La pasada semana llegamos a la playa, mi familia, unos amigos, y yo, y al llegar sólo estaba una pareja en la que ella estaba en top-less y el totalmente desnudo, ninguno de los dos portaban las marcas blancas del bañador que hubieran delatado un reciente pasado textil.
Nos vieron llegar y debido a la proximidad y a la buena educación que heredamos los saludamos, contestándonos con cortesía.
Al poco estábamos todos desnudos, unos seis adultos y cuatro menores. En total estábamos todos en la playa desnudos (privilegios de esta esquinita del mundo, todavía es posible encontrarse una playa solitaria en el mes de julio) excepto la chica que permanecía en top-less. En un momento dado y al volver del agua compruebo con asombro que la pareja de vecinos se habían puesto el bañado y el top del bikini. En principio no me habría extrañado si continuasen recogiendo sus cosas y se hubieran marchado, pero no fue así, sino que volvieron a tumbarse al sol, esta vez con algo más de ropa.

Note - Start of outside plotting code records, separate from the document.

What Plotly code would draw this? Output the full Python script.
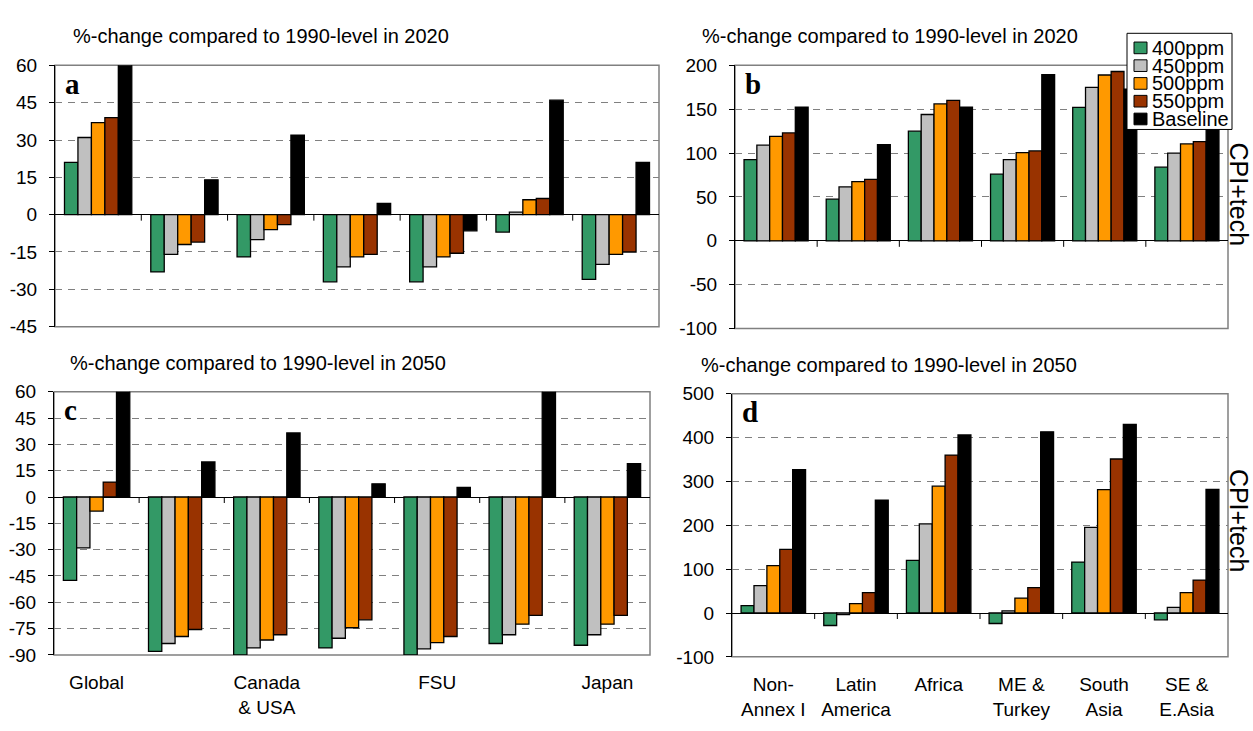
import plotly.graph_objects as go

# chart data
scenarios = ["400ppm", "450ppm", "500ppm", "550ppm", "Baseline"]
colors = ["#339966", "#C0C0C0", "#FF9900", "#993300", "#000000"]

annex_regions = ["Global", "Annex I", "Canada & USA", "Europe", "FSU", "Oceania", "Japan"]
annex_labels = ["Global", "", "Canada<br>& USA", "", "FSU", "", "Japan"]
nonannex_regions = ["Non-Annex I", "Latin America", "Africa", "ME & Turkey", "South Asia", "SE & E.Asia"]
nonannex_labels = ["Non-<br>Annex I", "Latin<br>America", "Africa", "ME &<br>Turkey", "South<br>Asia", "SE &<br>E.Asia"]

# panel a: annex regions, 2020
a_400 = [21, -23, -17, -27, -27, -7, -26]
a_450 = [31, -16, -10, -21, -21, 1, -20]
a_500 = [37, -12, -6, -17, -17, 6, -16]
a_550 = [39, -11, -4, -16, -15.5, 6.5, -15]
a_base = [61, 14, 32, 4.5, -6.5, 46, 21]

# panel b: non-annex regions, 2020
b_400 = [92.5, 47.5, 125, 76, 152, 84]
b_450 = [109, 61.5, 144, 92.5, 175, 100]
b_500 = [119, 67.5, 156, 100.5, 189, 110.5]
b_550 = [123, 70, 160, 102.5, 193, 113]
b_base = [152.5, 109.5, 152.5, 189.5, 173, 140]

# panel c: annex regions, 2050
c_400 = [-47.5, -88, -90, -86, -90, -83.5, -84.5]
c_450 = [-29, -83.5, -86, -80.5, -86.5, -78.5, -78.5]
c_500 = [-8, -79.5, -81.5, -74.5, -83, -72.5, -72.5]
c_550 = [8.5, -75.5, -78.5, -70, -79.5, -67.5, -67.5]
c_base = [62, 20, 36.5, 7.5, 5.5, 62, 19]

# panel d: non-annex regions, 2050
d_400 = [17, -28.5, 120, -24, 116, -15.5]
d_450 = [62.5, -3.5, 203, 5, 195, 13]
d_500 = [108, 21.5, 289, 34, 281, 46.5]
d_550 = [145, 46.5, 360, 58, 351, 75]
d_base = [327, 257, 406, 413, 430, 282]

ticks_a = list(range(-45, 61, 15))
ticks_b = list(range(-100, 201, 50))
ticks_c = list(range(-90, 61, 15))
ticks_d = list(range(-100, 501, 100))

title_2020 = "%-change compared to 1990-level in 2020"
title_2050 = "%-change compared to 1990-level in 2050"

W, H = 1253, 731
FONT = "Liberation Sans, Arial, sans-serif"


def fx(x):
    return x / W


def fy(y):
    return 1 - y / H


# panel settings: key, data, categories, labels, y ticks, pixel box, title pos
panels = [
    ("a", [a_400, a_450, a_500, a_550, a_base], annex_regions, None, ticks_a,
     (55, 659, 57, 326), title_2020, (71, 27)),
    ("b", [b_400, b_450, b_500, b_550, b_base], nonannex_regions, None, ticks_b,
     (735, 1228, 57, 328), title_2020, (700, 27)),
    ("c", [c_400, c_450, c_500, c_550, c_base], annex_regions, annex_labels, ticks_c,
     (54, 650, 393, 664), title_2050, (68, 363)),
    ("d", [d_400, d_450, d_500, d_550, d_base], nonannex_regions, nonannex_labels, ticks_d,
     (732, 1228, 395, 666), title_2050, (699, 365)),
]

fig = go.Figure()
layout = dict()
shapes = []
annotations = []

for i, (letter, series, cats, labels, yticks, box, title, tpos) in enumerate(panels):
    n = "" if i == 0 else str(i + 1)
    x0, x1, y0, y1 = box
    for name, vals, col in zip(scenarios, series, colors):
        fig.add_trace(go.Bar(
            x=cats, y=vals, name=name,
            marker=dict(color=col, line=dict(color="black", width=1.3)),
            xaxis="x" + n, yaxis="y" + n, showlegend=False))

    xa = dict(domain=[fx(x0), fx(x1)], anchor="y" + n, type="category",
              categoryorder="array", categoryarray=cats,
              range=[-0.5, len(cats) - 0.5],
              showgrid=False, zeroline=False, showline=False, ticks="",
              fixedrange=True)
    if labels is None:
        xa["showticklabels"] = False
    else:
        xa.update(tickvals=cats, ticktext=labels, ticklabelstandoff=14,
                  tickfont=dict(family=FONT, size=19, color="black"))
    ya = dict(domain=[fy(y1), fy(y0)], anchor="x" + n,
              range=[yticks[0], yticks[-1]],
              tickvals=yticks, ticktext=[str(v) for v in yticks],
              tickfont=dict(family=FONT, size=19, color="black"),
              ticks="outside", ticklen=5, tickcolor="black",
              ticklabelstandoff=8,
              showline=True, linecolor="black", linewidth=1,
              showgrid=True, gridcolor="#808080", gridwidth=1, griddash="7px,6px",
              zeroline=True, zerolinecolor="black", zerolinewidth=1,
              fixedrange=True)
    layout["xaxis" + n] = xa
    layout["yaxis" + n] = ya

    # plot-area border
    shapes.append(dict(type="rect", xref="x" + n + " domain", yref="y" + n + " domain",
                       x0=0, x1=1, y0=0, y1=1, layer="below",
                       line=dict(color="#808080", width=1.5)))
    # category separator ticks on the zero line
    for k in range(1, len(cats)):
        shapes.append(dict(type="line", xref="x" + n, yref="y" + n,
                           ysizemode="pixel", yanchor=0, y0=0, y1=-6,
                           x0=k - 0.5, x1=k - 0.5,
                           line=dict(color="black", width=1)))

    annotations.append(dict(text=title, xref="paper", yref="paper",
                            x=fx(tpos[0]), y=fy(tpos[1]), xanchor="left", yanchor="middle",
                            showarrow=False, font=dict(family=FONT, size=20, color="black")))
    annotations.append(dict(text="<b>" + letter + "</b>", xref="paper", yref="paper",
                            x=fx(x0 + 8), y=fy(y0 + 19), xanchor="left", yanchor="middle",
                            showarrow=False,
                            font=dict(family="Liberation Serif, Times New Roman, serif",
                                      size=29, color="black")))

# side labels
for yc in (190, 526):
    annotations.append(dict(text="CPI+tech", xref="paper", yref="paper",
                            x=fx(1239), y=fy(yc), textangle=90,
                            xanchor="center", yanchor="middle", showarrow=False,
                            font=dict(family=FONT, size=25, color="black")))

# legend box drawn by hand (Excel style, tight rows)
shapes.append(dict(type="rect", xref="paper", yref="paper",
                   x0=fx(1127), x1=fx(1232), y0=fy(123), y1=fy(24),
                   fillcolor="white", line=dict(color="black", width=1), layer="above"))
for k, (name, col) in enumerate(zip(scenarios, colors)):
    yc = 39 + k * 18.3
    shapes.append(dict(type="rect", xref="paper", yref="paper",
                       x0=fx(1134), x1=fx(1147), y0=fy(yc + 6), y1=fy(yc - 6),
                       fillcolor=col, line=dict(color="black", width=1), layer="above"))
    annotations.append(dict(text=name, xref="paper", yref="paper",
                            x=fx(1150), y=fy(yc), xanchor="left", yanchor="middle",
                            showarrow=False, font=dict(family=FONT, size=20, color="black")))

fig.update_layout(
    width=W, height=H,
    margin=dict(l=0, r=0, t=0, b=0),
    paper_bgcolor="white", plot_bgcolor="white",
    barmode="group", bargap=0.22, bargroupgap=0,
    shapes=shapes, annotations=annotations,
    **layout)

# the page's default 8px body margin would push the figure off the window
fig.write_html("out.html", config={"displayModeBar": False},
               post_script="document.body.style.margin = '0';")
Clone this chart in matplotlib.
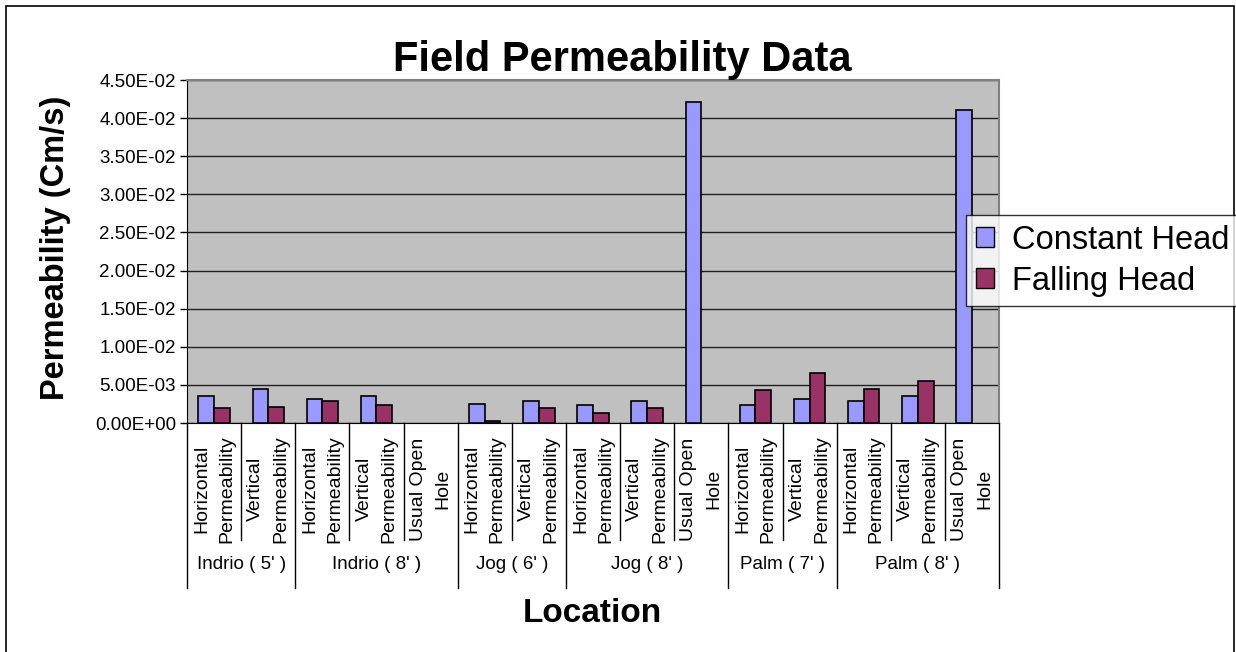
import numpy as np
import matplotlib.pyplot as plt
from matplotlib.patches import Rectangle
from matplotlib.lines import Line2D

plt.rcParams['font.family'] = ['Liberation Sans', 'DejaVu Sans']

# data
groups = ["Indrio ( 5' )", "Indrio ( 8' )", "Jog ( 6' )", "Jog ( 8' )", "Palm ( 7' )", "Palm ( 8' )"]
group_items = [
    ["Horizontal\nPermeability", "Vertical\nPermeability"],
    ["Horizontal\nPermeability", "Vertical\nPermeability", "Usual Open\nHole"],
    ["Horizontal\nPermeability", "Vertical\nPermeability"],
    ["Horizontal\nPermeability", "Vertical\nPermeability", "Usual Open\nHole"],
    ["Horizontal\nPermeability", "Vertical\nPermeability"],
    ["Horizontal\nPermeability", "Vertical\nPermeability", "Usual Open\nHole"],
]
constant_head = [0.00354, 0.0045, 0.00315, 0.00354, 0.0, 0.00254, 0.00293,
                 0.00236, 0.00293, 0.0421, 0.00236, 0.00315, 0.00293, 0.00354, 0.0410]
falling_head = [0.00193, 0.00214, 0.00289, 0.00236, 0.0, 0.0002, 0.00193,
                0.00136, 0.00193, 0.0, 0.00433, 0.00652, 0.0045, 0.0055, 0.0]

labels = [lab for g in group_items for lab in g]
n = len(labels)
x = np.arange(n)

fig = plt.figure(figsize=(12.36, 6.52), dpi=100)
ax = fig.add_axes([0.1513, 0.3512, 0.657, 0.5261])
ax.set_facecolor('#C0C0C0')

w = 0.29
const_c = '#9999FF'
fall_c = '#993366'
for i in range(n):
    if constant_head[i] > 0:
        ax.bar(x[i] - w / 2, constant_head[i], w, color=const_c, edgecolor='black', linewidth=1.2, zorder=3)
    if falling_head[i] > 0:
        ax.bar(x[i] + w / 2, falling_head[i], w, color=fall_c, edgecolor='black', linewidth=1.2, zorder=3)

ax.set_xlim(-0.5, n - 0.5)
ax.set_ylim(0, 0.045)
yt = np.arange(0, 0.0451, 0.005)
ax.set_yticks(yt)
ax.set_yticklabels(['%.2E' % v for v in yt], fontsize=13.5)
ax.yaxis.grid(True, color='#202020', linewidth=1)
ax.set_axisbelow(True)
ax.tick_params(axis='y', length=5, width=1, pad=3)
ax.set_xticks([])
for s in ['top', 'right']:
    ax.spines[s].set_color('#808080')
    ax.spines[s].set_linewidth(1.5)
ax.spines['left'].set_color('black')
ax.spines['bottom'].set_color('black')

# category axis: two-level labels
trans = ax.get_xaxis_transform()
ax_h = 0.5261 * 652  # axes height in px
def yoff(px):
    return -px / ax_h

pos = 0
bounds = [0]
for g in group_items:
    pos += len(g)
    bounds.append(pos)
for i in range(n + 1):
    edge = i - 0.5
    if i in bounds:
        ax.add_line(Line2D([edge, edge], [0, yoff(165)], transform=trans, color='black', lw=1, clip_on=False))
    else:
        ax.add_line(Line2D([edge, edge], [0, yoff(117)], transform=trans, color='black', lw=1, clip_on=False))
for i, lab in enumerate(labels):
    ax.text(x[i], yoff(66), lab, transform=trans, rotation=90, ha='center', va='center',
            multialignment='center', fontsize=14, linespacing=1.6)
for gi, g in enumerate(groups):
    c = (bounds[gi] + bounds[gi + 1] - 1) / 2
    ax.text(c, yoff(141), g, transform=trans, ha='center', va='center', fontsize=13.5)

fig.text(0.5032, 0.908, 'Field Permeability Data', ha='center', va='center', fontsize=30, fontweight='bold')
fig.text(0.479, 0.059, 'Location', ha='center', va='center', fontsize=24, fontweight='bold')
fig.text(0.0445, 0.62, 'Permeability (Cm/s)', ha='center', va='center', rotation=90, fontsize=23.5, fontweight='bold')

handles = [Rectangle((0, 0), 1, 1, facecolor=const_c, edgecolor='black', lw=1),
           Rectangle((0, 0), 1, 1, facecolor=fall_c, edgecolor='black', lw=1)]
leg = fig.legend(handles, ['Constant Head', 'Falling Head'], loc='upper left',
                 bbox_to_anchor=(966 / 1236, 1 - 215 / 652), fontsize=23.5, frameon=True,
                 fancybox=False, edgecolor='black', handlelength=0.55, handleheight=0.55,
                 handletextpad=0.55, borderpad=0.3, labelspacing=0.3, borderaxespad=0)
leg.get_frame().set_linewidth(1)

fig.add_artist(Rectangle((6 / 1236, -0.1), (1234 - 6) / 1236, 1.1 - 6 / 652, transform=fig.transFigure,
                         fill=False, edgecolor='black', lw=1.2, zorder=0))

fig.savefig('out.png', dpi=100)
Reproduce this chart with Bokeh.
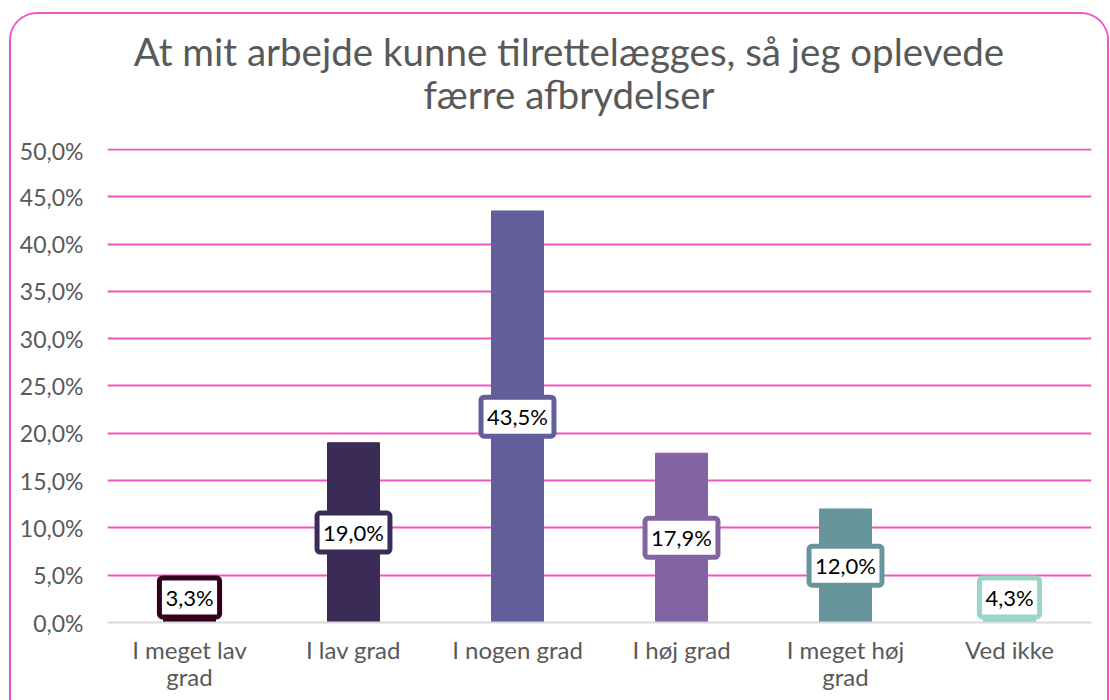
from bokeh.plotting import figure
from bokeh.models import Range1d, FixedTicker, ColumnDataSource
from bokeh.layouts import column
from bokeh.embed import file_html
from bokeh.resources import INLINE
from bokeh.core.properties import value

categories = ["I meget lav\ngrad", "I lav grad", "I nogen grad", "I høj grad", "I meget høj\ngrad", "Ved ikke"]
values = [3.3, 19.0, 43.5, 17.9, 12.0, 4.3]
labels = ["3,3%", "19,0%", "43,5%", "17,9%", "12,0%", "4,3%"]
colors = ["#33001f", "#3b2c57", "#635d9b", "#8264a2", "#68959c", "#9ad6c8"]
y_ticks = [0, 5, 10, 15, 20, 25, 30, 35, 40, 45, 50]
y_tick_labels = ["0,0%", "5,0%", "10,0%", "15,0%", "20,0%", "25,0%", "30,0%", "35,0%", "40,0%", "45,0%", "50,0%"]
title_lines = ["At mit arbejde kunne tilrettelægges, så jeg oplevede", "færre afbrydelser"]

FONT = "Lato"
GRID = "#f055c3"
W = 1096
TH = 122            # height of the title strip
H = 564             # height of the chart part
ML, MR, MT, MB = 96, 16, 12, 78

# ---- title strip (its own small figure, pixel coordinates) ----
pt = figure(width=W, height=TH, x_range=Range1d(0, W), y_range=Range1d(0, TH),
            x_axis_type=None, y_axis_type=None, output_backend="svg", toolbar_location=None,
            min_border=0, min_border_left=0, min_border_right=0, min_border_top=0,
            min_border_bottom=0)
pt.outline_line_color = None
pt.grid.visible = False
pt.border_fill_color = "white"
pt.text(x=[514, 514], y=[86, 43], text=title_lines, text_align="center", text_baseline="middle",
        text_font=value(FONT), text_font_size="38.5px", text_color="#595959")

# ---- chart ----
label_y = [max(v / 2, 2.65) for v in values]
src = ColumnDataSource(dict(x=categories, top=values, color=colors, label=labels, ly=label_y))

p = figure(width=W, height=H, x_range=categories, y_range=Range1d(0, 50.1),
           output_backend="svg", toolbar_location=None,
           min_border_left=ML, min_border_right=MR, min_border_top=MT, min_border_bottom=MB)
p.outline_line_color = None
p.background_fill_color = "white"
p.border_fill_color = "white"

p.vbar(x="x", top="top", width=0.317, color="color", source=src)
p.text(x="x", y="ly", text="label", source=src,
       text_align="center", text_baseline="middle",
       text_font=value(FONT), text_font_size="22px", text_color="black",
       background_fill_color="white", border_line_color="color", border_line_width=5,
       padding=6, border_radius=3)

# y axis
p.yaxis.ticker = FixedTicker(ticks=y_ticks)
p.yaxis.major_label_overrides = {t: l for t, l in zip(y_ticks, y_tick_labels)}
p.yaxis.axis_line_color = None
p.yaxis.major_tick_line_color = None
p.yaxis.minor_tick_line_color = None
p.yaxis.major_label_text_font = FONT
p.yaxis.major_label_text_font_size = "23px"
p.yaxis.major_label_text_color = "#595959"
p.yaxis.major_label_standoff = 18

# x axis
p.xaxis.axis_line_color = "#d9d9d9"
p.xaxis.axis_line_width = 2
p.xaxis.major_tick_line_color = None
p.xaxis.minor_tick_line_color = None
p.xaxis.major_label_text_font = FONT
p.xaxis.major_label_text_font_size = "24px"
p.xaxis.major_label_text_color = "#595959"
p.xaxis.major_label_text_line_height = 0.95
p.xaxis.major_label_standoff = 6

p.xgrid.grid_line_color = None
p.ygrid.ticker = FixedTicker(ticks=y_ticks[1:])
p.ygrid.grid_line_color = GRID
p.ygrid.grid_line_width = 2

layout = column(pt, p, spacing=0,
                styles={"margin-left": "9px", "margin-top": "12px",
                        "border": "2px solid " + GRID, "border-bottom": "none",
                        "border-radius": "28px 28px 0 0", "overflow": "hidden",
                        "background-color": "white"})

open("out.html", "w").write(file_html(layout, INLINE))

Sorprendido por la situación, atisbé alrededor, entre las rocas, a lo lejos, por si acaso algún mirón o alguna otra persona los habría hecho sentir incómodos y por ello habían renunciado a su desnudez. Al parecer no era ese el motivo. Y tampoco conseguí discernir otro. Una de mis amigas se acerca y me pregunta si «estos cuando llegamos, ¿no estaban desnudos?»; pues sí, parece que sí, y ahora parece que no. Mi interlocutora me interroga nuevamente buscando una respuesta que no supe dar: ¿porqué se habrán vestido?
Sinceramente había vivido el proceso a la inversa, como ya he dejado testimonio en este diario en otras ocasiones, pero sentirse incómodos estando desnudos entre gente desnuda, ese proceso no lo había vivido.
Al menos, me consuela haber vivido una de esas experiencias que ponen de manifiesta que las personas son impredecibles.